Dès le XVIIIe siècle, des idées avaient été agitées pour donner un couronnement à la colline, en clôturant la perspective. Dès 1758, quatre ans avant les travaux de Marigny, un certain Ribart de Chamoust, membre de l’académie de Béziers, avait proposé d’élever à l’Étoile un éléphant gigantesque, dont le ventre contiendrait des salles de spectacle auxquelles on accéderait par un escalier dans une des pattes. Sa trompe servirait de fontaine et ses oreilles de haut-parleurs transmettant la musique d’un orchestre logé dans la tête. Le projet n’eut pas de suite, mais il est curieux de constater que l’arc de la Bastille et l’éléphant de l’Étoile échangeront leurs emplacements.
Les projets vont refleurir sous la Révolution, en particulier en 1798, quand le ministre de l’Intérieur François de Neufchâteau mit au concours une utilisation « monumentale » de l’Étoile. Un des concurrents proposa d’élever au carrefour une colonne de cinquante mètres. Le concours ne fut jugé qu’en janvier 1800, mais on ne se soucia pas d’exécuter le projet primé et le jury se contenta de décerner aux vainqueurs… une lettre de félicitations du ministre.
Autre projet, découvert par Albert Mousset, d’un nommé Payre, « savant et très versé dans les arts », qui écrivit à Chaptal en octobre 1801 :
« Le seul monument que je croirais convenable serait un arc de triomphe sur l’emplacement de la Grande Étoile. On surmonterait cet arc d’un char de la Victoire attelé de quatre chevaux; sur le devant de ce char serait figuré le Premier Consul tenant son épée d’une main et une branche d’olivier de l’autre, cependant que la Victoire ceindrait son front de laurier… À l’intérieur du monument, des tables d’airain rappelleraient les noms des batailles et leurs dates. Dans l’épaisseur des murs logeraient de vieux braves chargés d’expliquer aux visiteurs ces inscriptions et, éventuellement, de leur vendre une brochure résumant l’histoire du monument. »
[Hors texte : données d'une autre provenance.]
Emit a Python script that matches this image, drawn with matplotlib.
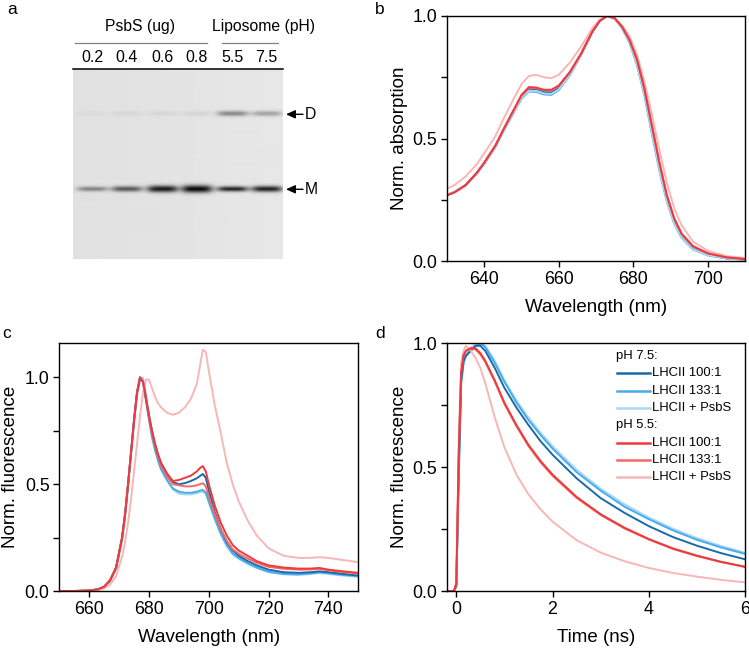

« Je suppose, conclut-il, un étranger qui vient à Paris. Apercevant un arc de triomphe magnifique, il presse ses pas, arrive, contemple dans tous ses détails ce monument pompeux, lit les inscriptions avec respect et avec une espèce de sentiment religieux, se les fait expliquer et croit entendre la voix de nos héros, achète le livre et serre précieusement son trésor dans son sein… Il marche à pas lents et arrive d’enthousiasme dans le pays des merveilles et, j’ose le dire, dans la capitale du monde ».
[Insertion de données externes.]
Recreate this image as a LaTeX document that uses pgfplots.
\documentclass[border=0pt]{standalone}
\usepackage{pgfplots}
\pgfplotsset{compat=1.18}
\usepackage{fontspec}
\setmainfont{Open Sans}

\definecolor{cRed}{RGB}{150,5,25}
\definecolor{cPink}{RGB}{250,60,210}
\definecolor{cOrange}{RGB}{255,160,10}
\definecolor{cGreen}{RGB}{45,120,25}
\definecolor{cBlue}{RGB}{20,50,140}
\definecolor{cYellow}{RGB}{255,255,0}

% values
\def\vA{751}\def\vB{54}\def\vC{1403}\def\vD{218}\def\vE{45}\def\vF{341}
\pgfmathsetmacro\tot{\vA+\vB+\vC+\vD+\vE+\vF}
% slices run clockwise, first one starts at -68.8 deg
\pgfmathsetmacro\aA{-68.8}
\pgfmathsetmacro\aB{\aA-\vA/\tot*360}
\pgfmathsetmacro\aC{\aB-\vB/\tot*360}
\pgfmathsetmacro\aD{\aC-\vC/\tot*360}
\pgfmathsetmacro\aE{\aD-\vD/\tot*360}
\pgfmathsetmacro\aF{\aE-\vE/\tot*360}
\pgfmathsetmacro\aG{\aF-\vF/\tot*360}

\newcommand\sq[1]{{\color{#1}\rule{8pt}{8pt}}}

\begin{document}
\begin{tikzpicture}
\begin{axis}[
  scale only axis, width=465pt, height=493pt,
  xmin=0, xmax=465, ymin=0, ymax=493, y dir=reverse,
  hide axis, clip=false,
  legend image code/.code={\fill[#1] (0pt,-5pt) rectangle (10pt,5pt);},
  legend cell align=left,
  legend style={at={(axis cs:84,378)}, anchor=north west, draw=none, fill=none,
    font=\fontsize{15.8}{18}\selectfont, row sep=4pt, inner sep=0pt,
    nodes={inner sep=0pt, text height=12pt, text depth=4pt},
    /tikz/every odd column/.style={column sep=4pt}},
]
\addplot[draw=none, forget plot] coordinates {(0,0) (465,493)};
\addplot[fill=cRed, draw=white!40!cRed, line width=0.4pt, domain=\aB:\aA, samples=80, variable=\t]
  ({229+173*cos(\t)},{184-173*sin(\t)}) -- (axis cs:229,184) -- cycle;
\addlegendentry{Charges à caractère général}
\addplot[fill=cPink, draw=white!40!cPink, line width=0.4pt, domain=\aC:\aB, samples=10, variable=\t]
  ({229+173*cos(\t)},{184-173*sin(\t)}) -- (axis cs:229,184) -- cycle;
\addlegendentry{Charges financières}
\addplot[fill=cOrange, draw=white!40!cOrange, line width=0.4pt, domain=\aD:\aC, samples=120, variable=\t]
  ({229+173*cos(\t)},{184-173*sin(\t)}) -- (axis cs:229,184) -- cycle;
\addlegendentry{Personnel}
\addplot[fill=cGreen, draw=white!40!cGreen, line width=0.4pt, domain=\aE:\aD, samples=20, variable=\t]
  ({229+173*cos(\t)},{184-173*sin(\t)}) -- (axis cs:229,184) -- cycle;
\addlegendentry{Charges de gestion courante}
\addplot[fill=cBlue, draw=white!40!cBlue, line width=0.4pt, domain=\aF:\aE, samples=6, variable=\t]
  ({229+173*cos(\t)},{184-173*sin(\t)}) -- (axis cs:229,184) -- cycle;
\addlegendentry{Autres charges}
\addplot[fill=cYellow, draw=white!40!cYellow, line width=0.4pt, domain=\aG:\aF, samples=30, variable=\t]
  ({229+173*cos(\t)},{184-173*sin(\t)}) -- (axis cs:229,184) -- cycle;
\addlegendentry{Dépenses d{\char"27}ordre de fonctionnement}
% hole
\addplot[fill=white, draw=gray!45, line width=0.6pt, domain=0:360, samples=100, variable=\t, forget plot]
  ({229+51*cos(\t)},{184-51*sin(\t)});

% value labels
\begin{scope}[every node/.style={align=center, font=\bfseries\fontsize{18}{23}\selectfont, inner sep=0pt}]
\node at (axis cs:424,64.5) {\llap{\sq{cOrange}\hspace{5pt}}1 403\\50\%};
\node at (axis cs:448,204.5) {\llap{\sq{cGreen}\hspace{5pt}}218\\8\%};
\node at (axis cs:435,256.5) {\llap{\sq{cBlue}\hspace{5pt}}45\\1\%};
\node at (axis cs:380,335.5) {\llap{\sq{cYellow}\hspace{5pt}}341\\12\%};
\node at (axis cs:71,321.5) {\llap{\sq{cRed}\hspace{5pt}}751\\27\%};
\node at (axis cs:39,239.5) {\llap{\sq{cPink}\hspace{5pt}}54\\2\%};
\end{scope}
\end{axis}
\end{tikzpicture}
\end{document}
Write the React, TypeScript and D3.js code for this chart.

L’idée de l’arc était trop dans l’esprit de l’époque pour qu’il faille accuser Napoléon d’avoir repris le projet de Payre. Il est tout de même intéressant de voir un simple amateur exprimer une idée qui ne viendra que cinq ans plus tard à l’administration impériale.
Le lieu choisi était donc assez désert : en retrait des deux pavillons d’octroi de Ledoux, un carrefour champêtre où se croisaient les chemins de Chaillot et des Ternes, avec quelques guinguettes où les promeneurs du dimanche venaient manger une galette arrosée de vin de Suresnes, mais près desquelles il valait mieux ne pas s’aventurer le soir.
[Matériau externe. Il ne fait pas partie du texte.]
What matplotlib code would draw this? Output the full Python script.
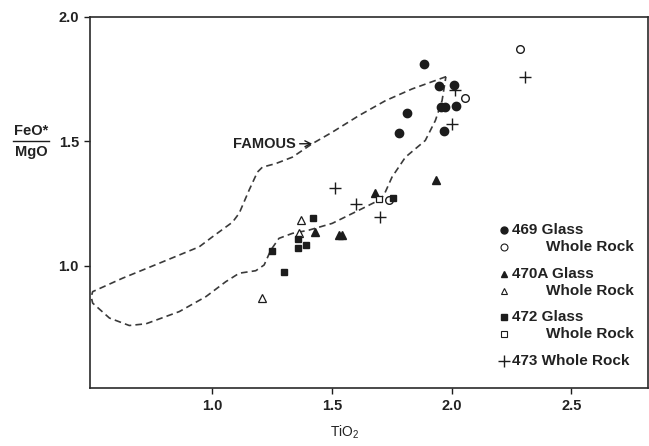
import numpy as np
import matplotlib
matplotlib.use("Agg")
import matplotlib.pyplot as plt

plt.rcParams['font.family'] = ['Liberation Sans', 'DejaVu Sans']
plt.rcParams['mathtext.fontset'] = 'custom'
plt.rcParams['mathtext.rm'] = 'Liberation Sans'
plt.rcParams['mathtext.it'] = 'Liberation Sans:italic'

INK = '#1c1c1c'

# ----------------------------
# data (TiO2, FeO*/MgO)
# ----------------------------
glass469_x = [1.886, 1.946, 2.010, 1.957, 1.971, 2.018, 1.815, 1.782, 1.967]
glass469_y = [1.813, 1.721, 1.725, 1.640, 1.640, 1.643, 1.613, 1.535, 1.544]
wr469_x = [2.286, 2.057, 1.738]
wr469_y = [1.871, 1.673, 1.264]

glass470a_x = [1.935, 1.679, 1.429, 1.529, 1.543]
glass470a_y = [1.347, 1.293, 1.137, 1.126, 1.126]
wr470a_x = [1.372, 1.363, 1.207]
wr470a_y = [1.184, 1.131, 0.872]

glass472_x = [1.755, 1.421, 1.360, 1.360, 1.390, 1.251, 1.300]
glass472_y = [1.273, 1.192, 1.109, 1.073, 1.083, 1.059, 0.976]
wr472_x = [1.696]
wr472_y = [1.267]

wr473_x = [2.307, 2.015, 2.001, 1.513, 1.601, 1.700]
wr473_y = [1.757, 1.707, 1.571, 1.315, 1.248, 1.197]

# FAMOUS field outline (closed)
famous_x = [1.976, 1.835, 1.724, 1.613, 1.501, 1.418, 1.335, 1.265, 1.210, 1.189,
            1.154, 1.113, 1.085, 1.001, 0.946, 0.779, 0.626, 0.501, 0.495,
            0.501, 0.571, 0.654, 0.724, 0.863, 0.974, 1.057, 1.113, 1.182, 1.217,
            1.245, 1.279, 1.335, 1.404, 1.501, 1.613, 1.696, 1.717, 1.751, 1.807,
            1.890, 1.932, 1.960, 1.976]
famous_y = [1.760, 1.711, 1.664, 1.604, 1.537, 1.491, 1.437, 1.411, 1.397, 1.377,
            1.304, 1.212, 1.176, 1.117, 1.077, 1.011, 0.951, 0.897, 0.876,
            0.851, 0.791, 0.761, 0.768, 0.817, 0.877, 0.937, 0.971, 0.981, 1.004,
            1.064, 1.111, 1.131, 1.144, 1.171, 1.224, 1.264, 1.284, 1.357, 1.437,
            1.504, 1.584, 1.664, 1.760]

xticks = [1.0, 1.5, 2.0, 2.5]
yticks = [1.0, 1.5, 2.0]

W, H = 649, 446


def px(x, y):
    # pixel position -> figure fraction
    return x / W, 1 - y / H


fig = plt.figure(figsize=(W / 100, H / 100), dpi=100)
ax = fig.add_axes([0.1387, 0.130, 0.8598, 0.832])

ax.plot(famous_x, famous_y, ls=(0, (4, 2.5)), color='#3a3a3a', lw=1.2)

ax.plot(glass469_x, glass469_y, 'o', ms=6, color=INK, mec=INK)
ax.plot(wr469_x, wr469_y, 'o', ms=5.5, mfc='white', mec=INK, mew=1.0)
ax.plot(glass470a_x, glass470a_y, '^', ms=5.5, color=INK)
ax.plot(wr470a_x, wr470a_y, '^', ms=6, mfc='white', mec=INK, mew=0.9)
ax.plot(glass472_x, glass472_y, 's', ms=5, color=INK)
ax.plot(wr472_x, wr472_y, 's', ms=5, mfc='white', mec=INK, mew=0.9)
ax.plot(wr473_x, wr473_y, '+', ms=8, color=INK, mew=1.0)

ax.set_xlim(0.49, 2.82)
ax.set_ylim(0.51, 2.0)
ax.set_xticks(xticks)
ax.set_yticks(yticks)
ax.set_xticklabels([f'{v:.1f}' for v in xticks], fontsize=10.5, fontweight='bold', color='#222222')
ax.set_yticklabels([f'{v:.1f}' for v in yticks], fontsize=10.5, fontweight='bold', color='#222222')
ax.tick_params(direction='out', length=4, width=1.0, color=INK, pad=4)
for s in ax.spines.values():
    s.set_linewidth(1.2)
    s.set_color('#2a2a2a')

# FAMOUS label with arrow
ax.annotate('FAMOUS', xy=(1.418, 1.491), xytext=(1.348, 1.49),
            ha='right', va='center', fontsize=10.5, fontweight='bold', color='#222222',
            arrowprops=dict(arrowstyle='->', color=INK, lw=1.0, shrinkA=1, shrinkB=0))

# axis labels
fig.text(*px(345, 432), 'TiO$_2$', ha='center', va='center', fontsize=10, color='#222222')
fig.text(*px(31, 131), 'FeO*', ha='center', va='center', fontsize=10.5, fontweight='bold', color='#222222')
fig.text(*px(31, 152), 'MgO', ha='center', va='center', fontsize=10.5, fontweight='bold', color='#222222')
x0, y0 = px(13, 141)
x1, _ = px(49, 141)
fig.add_artist(plt.Line2D([x0, x1], [y0, y0], color=INK, lw=1.0))

# legend
legend_rows = [
    (230, 'o', True, '469 Glass', 512),
    (247, 'o', False, 'Whole Rock', 546),
    (274, '^', True, '470A Glass', 512),
    (291, '^', False, 'Whole Rock', 546),
    (317, 's', True, '472 Glass', 512),
    (334, 's', False, 'Whole Rock', 546),
    (361, '+', True, '473 Whole Rock', 512),
]
for ypx, mk, filled, label, tx in legend_rows:
    mx, my = px(504, ypx)
    if mk == '+':
        ax.plot([mx], [my], '+', ms=8, color=INK, mew=1.0, transform=fig.transFigure, clip_on=False)
    elif filled:
        ax.plot([mx], [my], mk, ms=5, color=INK, transform=fig.transFigure, clip_on=False)
    else:
        ax.plot([mx], [my], mk, ms=5, mfc='white', mec=INK, mew=0.8,
                transform=fig.transFigure, clip_on=False)
    fig.text(*px(tx, ypx), label, ha='left', va='center', fontsize=11,
             fontweight='bold', color='#222222')

fig.savefig('out.png', dpi=100)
Deux fois la taille de l’arc de Septime Sévère

     Les travaux furent, et c’était justice, confiés à Chalgrin, vieil architecte d’Ancien régime qui avait sous Louis XVI construit l’église Saint-Philippe du Roule et la tour nord de Saint-Sulpice, et sous le Directoire aménagé le palais du Luxembourg. On lui adjoignit le Toulousain Jean-Arnaud Raymond (1742-1811), qui avait quelques années auparavant aménagé les salles de sculpture romaine du Louvre dans l’ancien appartement d’été d’Anne d’Autriche. Les deux architectes commencèrent, dès le 12 mai, par creuser une « fouille  » de cinquante-quatre mètres sur vingt-sept et huit de profondeur, opération qui devait précéder la pose de la première pierre. Celle-ci fut mise en place le 15 août 1806, date obligatoire, mais sans faste exagéré : l’Empereur, qui était à Saint-Cloud, ne s’était pas dérangé et la cérémonie eut lieu en présence de quelques officiels de second ordre, avec architectes, entrepreneurs et quelques badauds. La presse, qui relate longuement toutes les réjouissances offertes ce jour-là au peuple – joutes sur la Seine, jeux de quilles et mats de cocagne aux Champs-Élysées – n’eut pas un mot pour cette piètre cérémonie qui marquait pourtant une naissance capitale pour Paris.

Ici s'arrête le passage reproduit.